Ashes Legends: Bill Woodfull - Dignity personified
Australia is a nation known for its highly competitive nature, especially when it comes to sports. There have been many instances in cricket where their all-consuming desire to win at all costs has clouded their judgment and invited the ire of fellow sportsmen (remember Monkeygate and the Under-Arm incident of 1981?).
In the current millennium, most teams have thought it appropriate to respond in kind, though some of them have actually done it in the past as well. In particular, the Ashes squads of the old enemy, England, have forced the Kangaroos to adjust their behaviour and approach to the game. And more often that not, the Aussies have come back incredibly well to shed the tag of being sullen competitors.
It helps, then, to have a leader who can steer the team through turbulent times caused by such crises. Nothing less than a trial by fire, the one in charge not only has the daunting task of building morale, but also the challenge of living up to the fans’ expectations and restore the team to its winning ways.
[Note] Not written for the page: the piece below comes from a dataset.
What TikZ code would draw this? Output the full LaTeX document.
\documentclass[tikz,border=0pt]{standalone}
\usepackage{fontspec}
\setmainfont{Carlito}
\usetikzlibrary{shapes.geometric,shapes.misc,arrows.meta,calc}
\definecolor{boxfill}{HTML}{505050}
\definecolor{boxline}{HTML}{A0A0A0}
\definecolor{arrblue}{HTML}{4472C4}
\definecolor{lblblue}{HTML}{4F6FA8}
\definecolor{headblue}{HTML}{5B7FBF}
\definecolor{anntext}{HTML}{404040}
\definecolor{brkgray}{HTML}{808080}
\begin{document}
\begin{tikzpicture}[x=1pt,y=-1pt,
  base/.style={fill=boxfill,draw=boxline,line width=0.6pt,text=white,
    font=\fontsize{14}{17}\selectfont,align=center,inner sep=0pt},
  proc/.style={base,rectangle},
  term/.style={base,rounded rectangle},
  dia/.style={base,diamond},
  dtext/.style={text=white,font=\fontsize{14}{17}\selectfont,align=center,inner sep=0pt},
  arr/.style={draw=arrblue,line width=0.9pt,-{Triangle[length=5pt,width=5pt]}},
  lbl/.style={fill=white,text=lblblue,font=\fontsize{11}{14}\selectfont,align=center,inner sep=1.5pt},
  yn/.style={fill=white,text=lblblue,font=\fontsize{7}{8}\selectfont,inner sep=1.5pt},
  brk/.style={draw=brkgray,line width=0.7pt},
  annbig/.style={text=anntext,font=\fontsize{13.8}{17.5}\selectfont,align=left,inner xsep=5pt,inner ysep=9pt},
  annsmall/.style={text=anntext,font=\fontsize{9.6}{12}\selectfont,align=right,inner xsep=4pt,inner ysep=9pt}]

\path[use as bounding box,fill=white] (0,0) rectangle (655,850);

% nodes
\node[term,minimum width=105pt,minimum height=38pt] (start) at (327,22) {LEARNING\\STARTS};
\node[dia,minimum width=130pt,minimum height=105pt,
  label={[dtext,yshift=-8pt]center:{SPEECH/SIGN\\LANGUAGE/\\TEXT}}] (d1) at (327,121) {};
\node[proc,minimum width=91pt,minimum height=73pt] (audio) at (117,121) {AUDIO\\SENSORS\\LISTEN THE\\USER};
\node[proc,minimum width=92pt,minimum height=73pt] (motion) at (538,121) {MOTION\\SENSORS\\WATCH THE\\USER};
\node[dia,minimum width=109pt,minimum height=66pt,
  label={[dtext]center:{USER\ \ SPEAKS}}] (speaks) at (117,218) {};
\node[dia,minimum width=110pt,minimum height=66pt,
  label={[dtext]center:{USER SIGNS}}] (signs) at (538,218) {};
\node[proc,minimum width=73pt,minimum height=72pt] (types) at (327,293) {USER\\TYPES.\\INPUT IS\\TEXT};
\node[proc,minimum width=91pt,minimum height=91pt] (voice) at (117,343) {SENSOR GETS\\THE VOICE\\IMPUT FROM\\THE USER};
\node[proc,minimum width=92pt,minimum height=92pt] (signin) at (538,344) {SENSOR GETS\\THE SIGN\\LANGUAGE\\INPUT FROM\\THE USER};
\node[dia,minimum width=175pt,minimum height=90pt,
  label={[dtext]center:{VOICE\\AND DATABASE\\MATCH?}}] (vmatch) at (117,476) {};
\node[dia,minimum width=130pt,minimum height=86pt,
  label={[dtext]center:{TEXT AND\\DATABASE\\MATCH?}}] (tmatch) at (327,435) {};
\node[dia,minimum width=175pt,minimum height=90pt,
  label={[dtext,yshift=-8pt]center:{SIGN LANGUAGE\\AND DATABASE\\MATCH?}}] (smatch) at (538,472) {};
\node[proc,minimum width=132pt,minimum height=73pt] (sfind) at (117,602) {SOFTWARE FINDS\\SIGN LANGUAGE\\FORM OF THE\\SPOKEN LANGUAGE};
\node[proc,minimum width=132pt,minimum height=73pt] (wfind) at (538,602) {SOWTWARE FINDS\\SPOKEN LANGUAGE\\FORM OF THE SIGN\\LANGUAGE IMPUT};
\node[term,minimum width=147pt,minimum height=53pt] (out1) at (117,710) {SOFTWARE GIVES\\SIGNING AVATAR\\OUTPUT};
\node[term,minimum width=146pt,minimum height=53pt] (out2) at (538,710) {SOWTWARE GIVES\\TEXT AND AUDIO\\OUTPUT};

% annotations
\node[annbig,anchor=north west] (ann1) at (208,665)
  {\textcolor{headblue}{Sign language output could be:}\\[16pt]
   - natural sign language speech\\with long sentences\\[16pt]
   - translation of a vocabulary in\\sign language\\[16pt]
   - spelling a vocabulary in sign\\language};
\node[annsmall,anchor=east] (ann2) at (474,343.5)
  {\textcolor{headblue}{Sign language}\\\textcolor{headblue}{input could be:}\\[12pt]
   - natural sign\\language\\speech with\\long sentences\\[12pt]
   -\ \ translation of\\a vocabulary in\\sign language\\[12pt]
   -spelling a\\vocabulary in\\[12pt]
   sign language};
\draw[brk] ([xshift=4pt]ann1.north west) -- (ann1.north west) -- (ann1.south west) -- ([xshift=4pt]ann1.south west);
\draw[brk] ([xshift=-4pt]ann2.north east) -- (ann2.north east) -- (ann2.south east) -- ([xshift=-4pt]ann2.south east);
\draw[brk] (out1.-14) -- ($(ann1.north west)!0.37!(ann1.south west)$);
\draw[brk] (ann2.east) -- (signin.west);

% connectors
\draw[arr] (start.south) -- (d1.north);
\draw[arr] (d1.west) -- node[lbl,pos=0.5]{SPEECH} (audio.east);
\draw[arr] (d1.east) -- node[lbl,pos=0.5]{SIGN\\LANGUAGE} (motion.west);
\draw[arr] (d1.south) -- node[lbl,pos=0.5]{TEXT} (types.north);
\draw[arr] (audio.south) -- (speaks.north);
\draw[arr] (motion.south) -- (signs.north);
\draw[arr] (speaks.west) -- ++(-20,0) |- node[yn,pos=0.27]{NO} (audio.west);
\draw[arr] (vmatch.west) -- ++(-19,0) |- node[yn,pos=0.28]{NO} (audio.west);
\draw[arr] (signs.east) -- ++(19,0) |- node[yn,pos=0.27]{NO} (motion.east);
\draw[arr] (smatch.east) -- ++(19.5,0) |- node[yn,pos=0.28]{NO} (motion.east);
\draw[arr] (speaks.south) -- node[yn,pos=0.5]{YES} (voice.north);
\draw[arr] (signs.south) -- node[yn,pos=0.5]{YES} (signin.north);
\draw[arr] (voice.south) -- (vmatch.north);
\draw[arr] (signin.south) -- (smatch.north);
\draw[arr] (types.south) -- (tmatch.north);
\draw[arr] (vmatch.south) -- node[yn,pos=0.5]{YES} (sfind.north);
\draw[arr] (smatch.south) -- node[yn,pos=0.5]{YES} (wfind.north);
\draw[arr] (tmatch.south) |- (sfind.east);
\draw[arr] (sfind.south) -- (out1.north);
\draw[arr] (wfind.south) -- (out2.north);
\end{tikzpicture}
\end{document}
It is at times like these that separate great leaders from the good.
And one such leader of men was the Australian captain Bill Woodfull – one whose dignified and stoic behaviour during the tumultuous Bodyline series won the hearts of many.
Woodfull wasn’t in the league of Don Bradman or Stan McCabe – he was not flamboyant, nor did he have the legendary concentration of Braddles. He had patience in plenty and a sound defensive technique, the kind of batsman you would rely on to bail your side out of difficult situations.
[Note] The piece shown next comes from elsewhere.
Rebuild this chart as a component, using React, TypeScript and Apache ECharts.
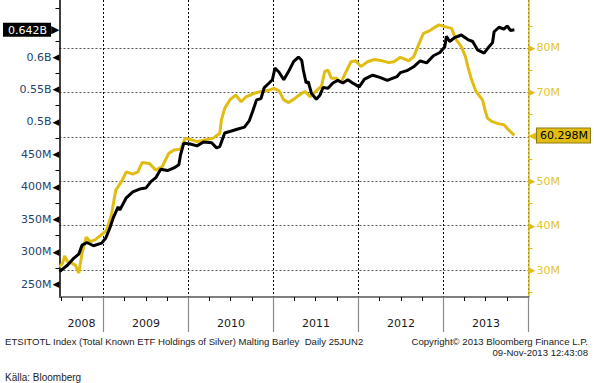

At first sight, though, he gave the impression of being clumsy – there was little grace in his stiff-jointed style of play. Bill’s prowess at defence earned him the epithet “the un-bowlable“, since he was rarely bowled.
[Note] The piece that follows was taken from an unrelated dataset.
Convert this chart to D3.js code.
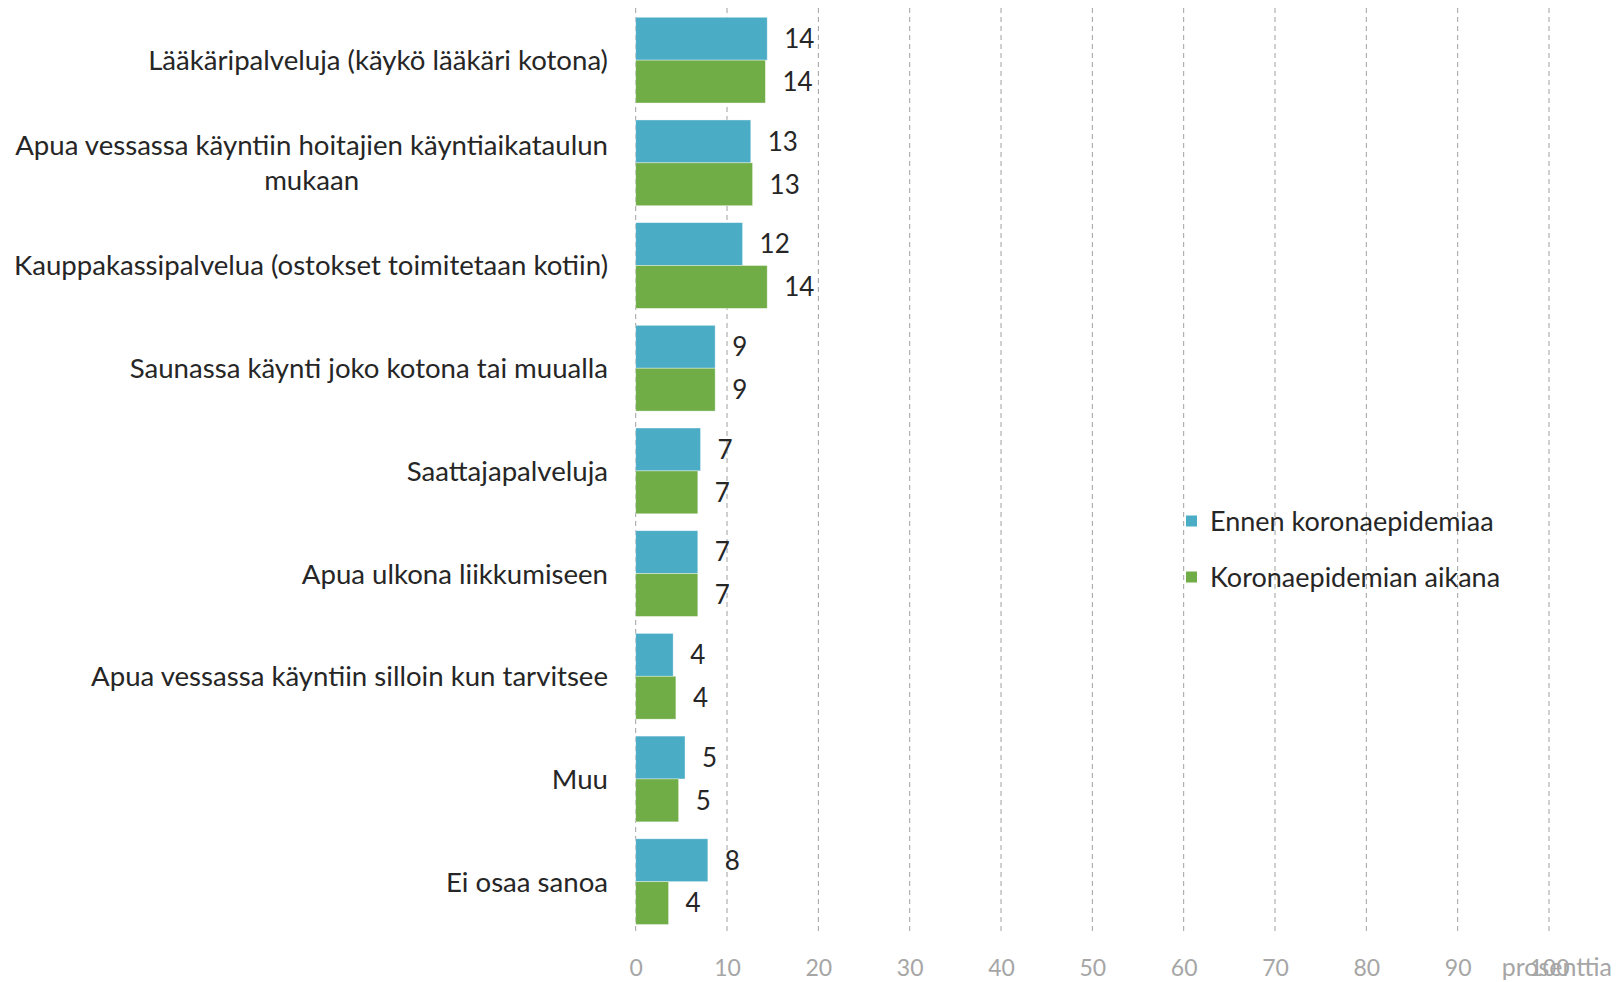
<!DOCTYPE html>
<html>
<head>
<meta charset="utf-8">
<script src="https://cdn.jsdelivr.net/npm/d3@7"></script>
<style>
  body { margin: 0; background: #fff; }
  svg text { font-family: Lato, "Open Sans", sans-serif; }
</style>
</head>
<body>
<div id="chart"></div>
<script>
// categories, top to bottom (multi-line labels split with \n)
const categories = [
  "Lääkäripalveluja (käykö lääkäri kotona)",
  "Apua vessassa käyntiin hoitajien käyntiaikataulun\nmukaan",
  "Kauppakassipalvelua (ostokset toimitetaan kotiin)",
  "Saunassa käynti joko kotona tai muualla",
  "Saattajapalveluja",
  "Apua ulkona liikkumiseen",
  "Apua vessassa käyntiin silloin kun tarvitsee",
  "Muu",
  "Ei osaa sanoa"
];
const seriesNames = ["Ennen koronaepidemiaa", "Koronaepidemian aikana"];
const before = [14.4, 12.6, 11.7, 8.7, 7.1, 6.8, 4.1, 5.4, 7.9];
const during = [14.2, 12.8, 14.4, 8.7, 6.8, 6.8, 4.4, 4.7, 3.6];
const xTicks = [0, 10, 20, 30, 40, 50, 60, 70, 80, 90, 100];
const unitLabel = "prosenttia";

const colors = ["#4bacc6", "#70ad47"];
const width = 1616, height = 982;

const svg = d3.select("#chart").append("svg")
  .attr("width", width).attr("height", height);

const x = d3.scaleLinear().domain([0, 100]).range([635.7, 1549]);
const y = d3.scaleBand().domain(categories).range([8.8, 933])
  .paddingInner(0.165).paddingOuter(0.0825);
const sub = d3.scaleBand().domain([0, 1]).range([0, y.bandwidth()]);

// gridlines (dashed)
svg.append("g")
  .selectAll("line")
  .data(xTicks)
  .join("line")
  .attr("x1", d => x(d)).attr("x2", d => x(d))
  .attr("y1", 8).attr("y2", 933)
  .attr("stroke", "#a0a0a0")
  .attr("stroke-width", 1)
  .attr("stroke-dasharray", "5,4");

// x axis labels
const xAxis = d3.axisBottom(x).tickValues(xTicks).tickSize(0).tickPadding(0);
const gx = svg.append("g").attr("transform", "translate(0,976)").call(xAxis);
gx.select(".domain").remove();
gx.selectAll("text")
  .attr("fill", "#a6a6a6")
  .style("font-size", "23px")
  .attr("dy", null);

svg.append("text")
  .attr("x", 1612).attr("y", 976)
  .attr("text-anchor", "end")
  .attr("fill", "#a6a6a6")
  .style("font-size", "25px")
  .text(unitLabel);

// bars
const rows = categories.map((c, i) => ({ cat: c, vals: [before[i], during[i]] }));
const groups = svg.append("g").selectAll("g")
  .data(rows)
  .join("g")
  .attr("transform", d => `translate(0,${y(d.cat)})`);

groups.selectAll("rect")
  .data(d => d.vals.map((v, k) => ({ v, k })))
  .join("rect")
  .attr("x", x(0))
  .attr("y", d => sub(d.k))
  .attr("width", d => x(d.v) - x(0))
  .attr("height", sub.bandwidth())
  .attr("fill", d => colors[d.k])
  .attr("stroke", "#fff")
  .attr("stroke-opacity", 0.5)
  .attr("stroke-width", 0.75);

groups.selectAll("text.val")
  .data(d => d.vals.map((v, k) => ({ v, k })))
  .join("text")
  .attr("class", "val")
  .attr("x", d => x(d.v) + 17)
  .attr("y", d => sub(d.k) + sub.bandwidth() / 2)
  .attr("dy", "0.36em")
  .attr("fill", "#262626")
  .style("font-size", "26px")
  .text(d => Math.round(d.v));

// category labels
const labelX = 608;
groups.each(function (d) {
  const lines = d.cat.split("\n");
  const g = d3.select(this);
  const lh = 35;
  const t = g.append("text")
    .attr("y", y.bandwidth() / 2 - (lines.length - 1) * lh / 2)
    .attr("dy", "0.36em")
    .attr("fill", "#262626")
    .style("font-size", "27.6px");
  if (lines.length === 1) {
    t.attr("x", labelX).attr("text-anchor", "end").text(lines[0]);
  } else {
    // wrapped labels are centred on the widest line
    t.attr("text-anchor", "middle");
    const spans = lines.map((l, i) => t.append("tspan").attr("dy", i === 0 ? "0.36em" : lh).text(l));
    const w = d3.max(spans, s => s.node().getComputedTextLength());
    spans.forEach(s => s.attr("x", labelX - w / 2));
    t.attr("dy", null);
  }
});

// legend
const legend = svg.append("g").attr("transform", "translate(1186,0)");
const legendY = [521, 577];
seriesNames.forEach((name, i) => {
  legend.append("rect")
    .attr("x", 0).attr("y", legendY[i] - 5.5)
    .attr("width", 11).attr("height", 11)
    .attr("fill", colors[i]);
  legend.append("text")
    .attr("x", 24).attr("y", legendY[i])
    .attr("dy", "0.36em")
    .attr("fill", "#262626")
    .style("font-size", "27px")
    .text(name);
});
</script>
</body>
</html>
Despite his defensive play, Woodfull formed a powerful partnership with fellow Victorian and Australian opener Bill Ponsford. The two would go on to raise 18 century opening stands, thus being regarded as one of the best ever partnerships in Test history.
Such was their dominance at the state level that the rest of the batting order would leave the ground to go to work whenever the duo batted. But Woodfull would go on to achieve international renown as a captain, not as a batsman.
His experience as a schoolteacher gave him a benevolent attitude towards his players, and he was well-respected for his sportsmanship and ability to mould a successful and loyal team through his strength of character. While refraining from alcohol himself, he never imposed his beliefs on his players.
It was a hallmark of his character that helped to keep the Australians organized into a tightly-knit unit despite being on the receiving end of the “villainous” Englishman Douglas Jardine’s tactics.
Woodfull led a young and relatively inexperienced team to England on the 1930 Ashes tour after incumbent skipper Jack Ryder was omitted following a 4-1 defeat in the previous series.
The side was dubbed “Woodfull’s kindergarten” by commentators since eleven of the chosen 15 had never played on English soil before, and the general feeling was that Australia would be decimated yet again.